10. Private API server

This one is an easy one. Make sure to isolate the API server from internet. You can easily do that using Azure Private Link. If you can't do it for some reasons, try to at least restrict access to authorized IP address ranges.

11. Cluster boundaries

Of course, an AKS cluster is by design inside an Azure Virtual Network. The cluster can expose some workloads outside through the use of an ingress controller, and anything is subject to go outside of the cluster, through an egress controller and/or an appliance controlling the network traffic.

11.1 Ingress

Ingress can either be internet-facing callers or internal callers. A best practice is to isolate the AKS ingress controller (NGINX, Traefik, AGIC, etc.) from internet. You link it to an internal load balancer. Traffic that must be exposed to internet should be exposed through an Application Gateway, Front Door (using Private Link Service) or any other well-known non-Azure solution such as Barracuda, F5 etc. You should also distinguish pure UI traffic from API traffic. API traffic should also be filtered using an API gateway such as Azure APIM, Kong, Ambassador, etc. For "basic" scenarios, you might also offload JWT token validation to service meshes, but they will not have comparable features. You should for sure consider real API gateways for internet-facing APIs.

11.2 Egress

Pod-level egress traffic can be controlled by network policies or Calico, but also by most Service Meshes. Istio has even a dedicated egress controller, which can act as a proxy.

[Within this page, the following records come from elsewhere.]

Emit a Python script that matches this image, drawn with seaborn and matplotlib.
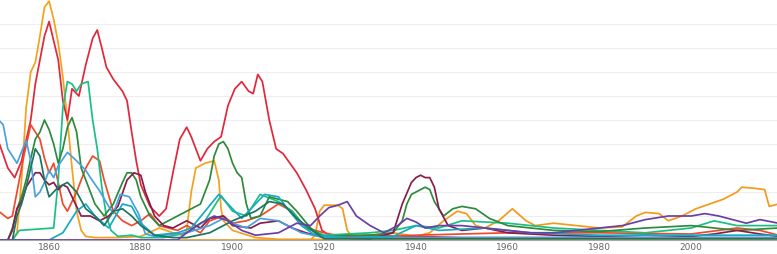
import numpy as np
import matplotlib
matplotlib.use('Agg')
import matplotlib.pyplot as plt
import seaborn as sns
import pandas as pd

# Values (year, value) for each series.
orange_yr = [1849, 1852, 1853, 1854, 1855, 1856, 1857, 1858, 1859, 1860, 1861, 1862, 1863, 1864, 1865,
             1866, 1867, 1868, 1870, 1875, 1880, 1884, 1887, 1889, 1890, 1891, 1892, 1894, 1896, 1897,
             1897.5, 1898, 1900, 1905, 1910, 1930, 1960, 2000, 2019]
orange_val = [0, 0, 0.3, 2.5, 5.5, 7.0, 7.4, 8.5, 9.7, 9.95, 9.2, 8.2, 6.8, 5.0, 3.0,
              1.2, 0.4, 0.15, 0.1, 0.1, 0.15, 0.5, 0.3, 0.2, 0.4, 2.0, 3.0, 3.2, 3.3, 2.5,
              1.3, 0.8, 0.4, 0.1, 0.03, 0.02, 0.02, 0.02, 0.02]

amber_yr = [1849, 1917, 1918, 1919, 1920, 1923, 1924, 1925, 1926, 1930, 1935, 1940, 1943, 1946,
            1949, 1951, 1953, 1955, 1958, 1961, 1964, 1966, 1970, 1975, 1980, 1985, 1988, 1990,
            1993, 1995, 1998, 2001, 2004, 2007, 2010, 2011, 2014, 2016, 2017, 2019]
amber_val = [0, 0, 0.2, 1.2, 1.45, 1.45, 1.3, 0.4, 0.15, 0.2, 0.3, 0.15, 0.3, 0.8,
             1.2, 1.1, 0.6, 0.5, 0.8, 1.3, 0.8, 0.6, 0.7, 0.6, 0.5, 0.55, 1.0, 1.15,
             1.1, 0.8, 1.0, 1.3, 1.5, 1.7, 2.0, 2.2, 2.15, 2.1, 1.4, 1.5]

red_yr = [1849, 1851, 1852.5, 1854, 1856, 1857, 1858, 1859, 1860, 1861, 1862, 1863, 1864, 1865,
          1866.5, 1868, 1869.5, 1870.5, 1871.5, 1872.5, 1874, 1876, 1877, 1878, 1879, 1880, 1882,
          1884, 1885.5, 1887, 1888.5, 1890, 1891, 1893, 1894.5, 1896, 1897.5, 1899, 1900.5, 1902,
          1903.5, 1904.5, 1905.5, 1906.5, 1908, 1909.5, 1911, 1912.5, 1914, 1916, 1918, 1919.5,
          1921, 1925, 1930, 1940, 1950, 1970, 1990, 2010, 2019]
red_val = [4.1, 3.0, 2.6, 3.3, 5.0, 6.5, 7.5, 8.5, 9.1, 8.3, 7.5, 5.8, 5.0, 6.3,
           6.0, 7.3, 8.4, 8.75, 8.0, 7.2, 6.7, 6.2, 5.8, 4.5, 3.3, 2.3, 1.4,
           1.0, 1.3, 2.8, 4.2, 4.7, 4.3, 3.3, 3.8, 4.1, 4.3, 5.6, 6.3, 6.6,
           6.2, 6.1, 6.9, 6.6, 5.0, 3.8, 3.6, 3.2, 2.8, 2.1, 1.3, 0.4,
           0.2, 0.15, 0.2, 0.15, 0.1, 0.1, 0.1, 0.1, 0.1]

scarlet_yr = [1849, 1851, 1852, 1853, 1854.5, 1856, 1857, 1858, 1859, 1860, 1861, 1862, 1863, 1864,
              1866, 1868, 1869.5, 1871, 1872, 1874, 1876, 1878, 1880, 1882, 1884, 1886, 1888,
              1890, 1893, 1895, 1898, 1900, 1903, 1906, 1910, 1913, 1916, 1920, 1925, 1940,
              1960, 1980, 2000, 2010, 2015, 2019]
scarlet_val = [1.2, 0.9, 1.0, 2.0, 3.5, 4.8, 4.5, 4.2, 3.4, 2.8, 3.2, 2.4, 1.5, 1.2,
               2.0, 3.0, 3.5, 3.3, 2.5, 1.2, 0.8, 0.6, 0.8, 1.1, 0.6, 0.5, 0.4,
               0.6, 0.3, 0.8, 1.0, 0.7, 0.8, 1.0, 1.5, 1.2, 0.5, 0.3, 0.1, 0.2,
               0.3, 0.3, 0.25, 0.5, 0.4, 0.2]

mint_yr = [1849, 1852, 1853.5, 1861, 1862, 1863, 1864, 1865, 1866, 1867, 1868.5, 1869.5, 1870.5,
           1871.5, 1872.5, 1873.5, 1875, 1878, 1880, 1885, 1890, 1894, 1897.5, 1900, 1903,
           1906, 1910, 1913, 1916, 1920, 1930, 1935, 1940, 1945, 1950, 1960, 1970, 1980, 1990,
           2000, 2005, 2010, 2019]
mint_val = [0, 0, 0.4, 0.5, 2.5, 5.5, 6.6, 6.5, 6.2, 6.5, 6.6, 5.0, 3.8,
            2.2, 1.0, 0.4, 0.15, 0.2, 0.1, 0.1, 0.3, 0.8, 1.85, 1.2, 1.0,
            1.9, 1.6, 1.2, 0.5, 0.2, 0.3, 0.4, 0.6, 0.5, 0.8, 0.7, 0.5, 0.4, 0.3,
            0.5, 0.8, 0.6, 0.6]

green_yr = [1849, 1851, 1852, 1853, 1854, 1855, 1856, 1857, 1858, 1859, 1860, 1861, 1862, 1863,
            1864, 1865, 1866, 1867, 1868, 1869, 1870, 1872, 1874, 1876, 1877, 1878, 1879, 1880,
            1882, 1884, 1887, 1890, 1893, 1895, 1896, 1897, 1898, 1899, 1900, 1901, 1902, 1903,
            1904, 1906, 1908, 1910, 1912, 1914, 1917, 1920, 1925, 1930, 1935, 1937, 1938, 1939,
            1940, 1941, 1942, 1943, 1944, 1946, 1948, 1950, 1953, 1956, 1960, 1965, 1970, 1980,
            1990, 2000, 2010, 2019]
green_val = [0, 0, 0.5, 1.3, 1.8, 2.5, 3.4, 4.2, 4.5, 5.0, 4.6, 4.0, 3.2, 3.8,
             4.7, 5.1, 4.5, 3.0, 2.5, 2.0, 1.5, 1.0, 1.5, 2.4, 2.8, 2.8, 2.5, 1.8,
             1.0, 0.6, 0.9, 1.2, 1.5, 2.5, 3.5, 4.0, 4.1, 3.8, 3.2, 2.8, 2.6, 1.5,
             0.9, 1.0, 1.8, 1.7, 1.6, 1.2, 0.5, 0.1, 0.2, 0.2, 0.3, 0.8, 1.5, 1.9,
             2.0, 2.1, 2.2, 2.1, 1.6, 1.0, 1.3, 1.4, 1.3, 0.9, 0.6, 0.5, 0.4, 0.35,
             0.5, 0.6, 0.4, 0.5]

maroon_yr = [1849, 1851, 1852, 1853, 1854, 1855, 1856, 1857, 1858, 1859, 1860, 1861, 1862, 1863,
             1864, 1865, 1867, 1869, 1871, 1873, 1875, 1877, 1878.5, 1880, 1881, 1883, 1885, 1887,
             1890, 1893, 1895, 1898, 1900, 1904, 1906, 1910, 1913, 1916, 1920, 1930, 1935, 1937,
             1939, 1940, 1941, 1942, 1943, 1944, 1945, 1947, 1950, 1955, 1960, 1970, 1980, 1990,
             2000, 2005, 2010, 2015, 2019]
maroon_val = [0, 0, 0.4, 1.3, 1.6, 2.2, 2.5, 2.8, 2.8, 2.5, 2.3, 2.4, 2.1, 2.3,
              2.2, 1.8, 1.0, 1.0, 0.8, 1.0, 1.4, 2.5, 2.8, 2.7, 2.0, 1.0, 0.6, 0.5,
              0.8, 0.5, 0.9, 1.0, 0.6, 0.5, 0.7, 0.8, 0.5, 0.3, 0.1, 0.05, 0.3, 1.5,
              2.4, 2.6, 2.7, 2.6, 2.6, 2.2, 1.3, 0.6, 0.4, 0.5, 0.3, 0.2, 0.15, 0.2,
              0.15, 0.25, 0.4, 0.25, 0.15]

sky_yr = [1849, 1850, 1851, 1853, 1855, 1856, 1857, 1858, 1859, 1860, 1861, 1862, 1864, 1866,
          1868, 1869, 1871, 1873, 1874, 1875.5, 1877.5, 1879.5, 1881, 1883, 1885, 1890, 1895,
          1898, 1900, 1903, 1906, 1910, 1915, 1920, 1930, 1950, 1980, 2019]
sky_val = [5.0, 4.8, 3.8, 3.2, 4.15, 3.3, 1.8, 2.0, 2.4, 2.9, 2.6, 3.1, 3.65, 3.3,
           2.9, 2.6, 2.05, 1.4, 1.1, 1.9, 1.8, 1.1, 0.25, 0.15, 0.2, 0.3, 0.6,
           0.9, 0.7, 0.5, 0.9, 0.8, 0.3, 0.1, 0.1, 0.1, 0.1, 0.1]

cyan_yr = [1849, 1860, 1863, 1866, 1868, 1870, 1873, 1876, 1878, 1880, 1883, 1888, 1891, 1894,
           1897, 1899, 1902, 1905, 1907, 1910, 1912, 1915, 1918, 1925, 1935, 1940, 1945, 1955,
           1965, 1980, 2000, 2019]
cyan_val = [0, 0, 0.3, 1.2, 1.5, 1.0, 0.5, 1.5, 1.4, 0.7, 0.2, 0.3, 0.5, 1.2,
            1.9, 1.5, 0.9, 1.5, 1.9, 1.8, 1.3, 0.6, 0.2, 0.1, 0.15, 0.6, 0.4, 0.5,
            0.3, 0.2, 0.2, 0.2]

teal_yr = [1849, 1852, 1853, 1854, 1855, 1856, 1857, 1858, 1859, 1860, 1862, 1864, 1866, 1868,
           1870, 1872, 1874, 1876, 1878, 1880, 1883, 1887, 1890, 1895, 1900, 1905, 1908, 1911,
           1914, 1918, 1920, 1950, 2019]
teal_val = [0, 0, 1.0, 1.5, 2.2, 3.0, 3.8, 3.5, 2.5, 1.8, 2.2, 2.4, 2.0, 1.3,
            1.0, 0.6, 1.2, 1.3, 1.0, 0.6, 0.2, 0.1, 0.1, 0.3, 0.8, 1.2, 1.6, 1.5,
            0.9, 0.3, 0.05, 0.05, 0.05]

purple_yr = [1849, 1888, 1890, 1893, 1896, 1899, 1902, 1905, 1910, 1914, 1917, 1919, 1921, 1923,
             1925, 1927, 1930, 1933, 1936, 1938, 1940, 1942, 1945, 1950, 1955, 1960, 1965, 1970,
             1975, 1980, 1985, 1990, 1995, 2000, 2003, 2006, 2008, 2012, 2015, 2019]
purple_val = [0, 0, 0.3, 0.7, 1.0, 0.8, 0.4, 0.2, 0.3, 0.7, 0.6, 1.0, 1.35, 1.45,
              1.6, 1.0, 0.6, 0.3, 0.6, 0.9, 0.75, 0.5, 0.6, 0.6, 0.5, 0.4, 0.3, 0.3,
              0.4, 0.5, 0.6, 0.85, 1.0, 1.0, 1.1, 1.0, 0.9, 0.7, 0.85, 0.7]

series = {
    'orange': (orange_yr, orange_val, '#f5a11c'),
    'amber': (amber_yr, amber_val, '#f49a1a'),
    'red': (red_yr, red_val, '#e1273b'),
    'scarlet': (scarlet_yr, scarlet_val, '#ef4a2c'),
    'mint': (mint_yr, mint_val, '#1bbf85'),
    'green': (green_yr, green_val, '#2f8a3c'),
    'maroon': (maroon_yr, maroon_val, '#861f4a'),
    'sky': (sky_yr, sky_val, '#48a2e0'),
    'cyan': (cyan_yr, cyan_val, '#18aac0'),
    'teal': (teal_yr, teal_val, '#1d7563'),
    'purple': (purple_yr, purple_val, '#6c3fa6'),
}

frames = [pd.DataFrame({'year': yr, 'value': val, 'series': name})
          for name, (yr, val, _) in series.items()]
df = pd.concat(frames, ignore_index=True)
palette = {name: c for name, (_, _, c) in series.items()}

sns.set_style('white')
fig = plt.figure(figsize=(7.77, 2.54), dpi=100)
ax = fig.add_axes([0, 14 / 254, 1, 240 / 254])

sns.lineplot(data=df, x='year', y='value', hue='series', palette=palette,
             estimator=None, sort=True, linewidth=1.25, legend=False, ax=ax)
for line in ax.get_lines():
    line.set_solid_joinstyle('round')

ax.set_xlim(1849.3, 2018.7)
ax.set_ylim(0, 10)
ax.set_yticks(range(1, 10))
ax.yaxis.grid(True, color='#eeeeee', linewidth=0.8)
ax.set_axisbelow(True)
ax.tick_params(axis='y', direction='in', length=4, color='#cccccc', labelleft=False)
ax.set_xticks(range(1860, 2001, 20))
ax.tick_params(axis='x', direction='out', length=2, color='#999999',
               labelsize=6.5, labelcolor='#666666', pad=0.5)
ax.set_xlabel('')
ax.set_ylabel('')
for side in ['top', 'right', 'left']:
    ax.spines[side].set_visible(False)
ax.spines['bottom'].set_color('#aaaaaa')

fig.savefig('out.png', dpi=100)
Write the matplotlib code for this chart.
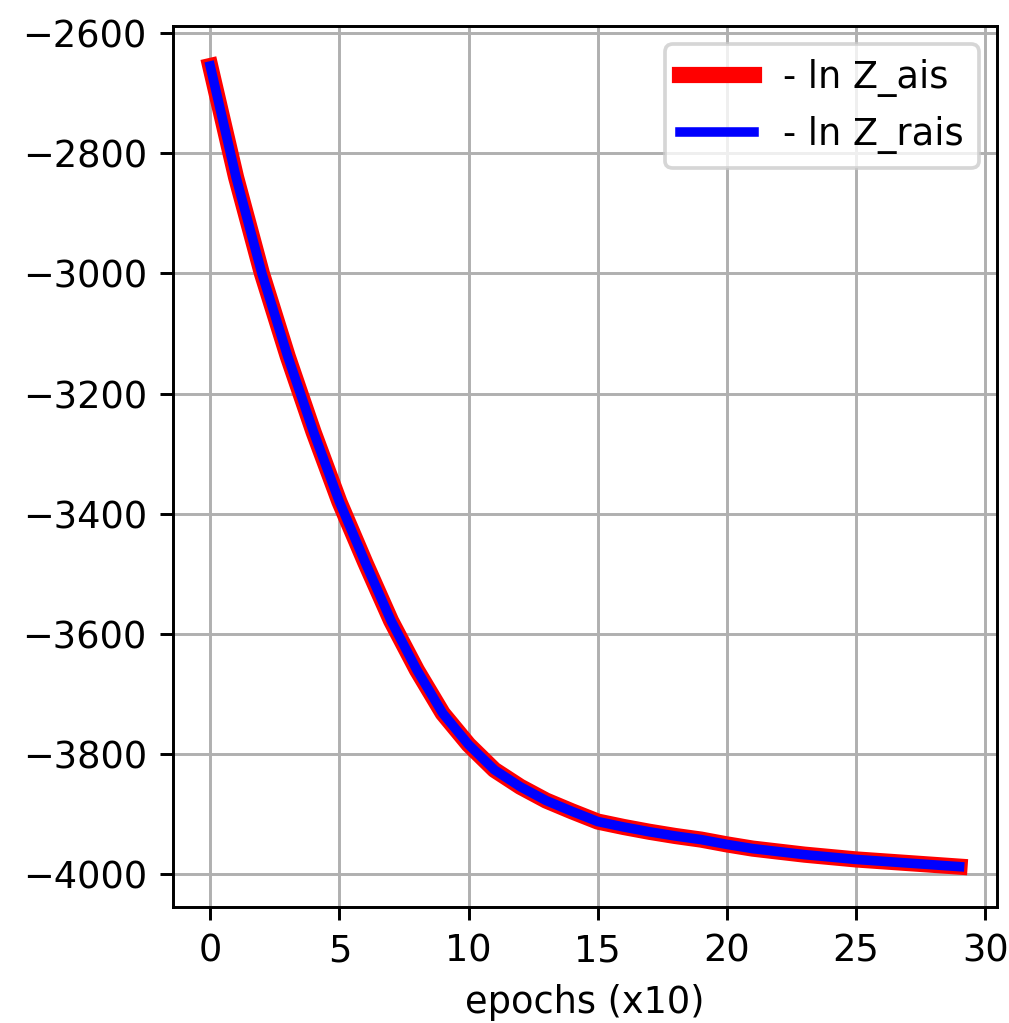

On top of handling egress from within the cluster itself, it is a best practice to have a next-gen firewall waiting outside, such as Azure Firewall or third-party Network Virtual Appliances (NVA).

12. Keep consistence across clusters and across data centers

You start with one cluster, then 2, then a hundred. To keep some sort of consistency across cluster configurations, you can leverage Azure Policy. If your clusters are using on-premises or in another cloud, you can also use Azure Arc. Microsoft recently launched Azure Kubernetes Fleet Manager, which I haven't tried yet but is surely something to keep an eye on.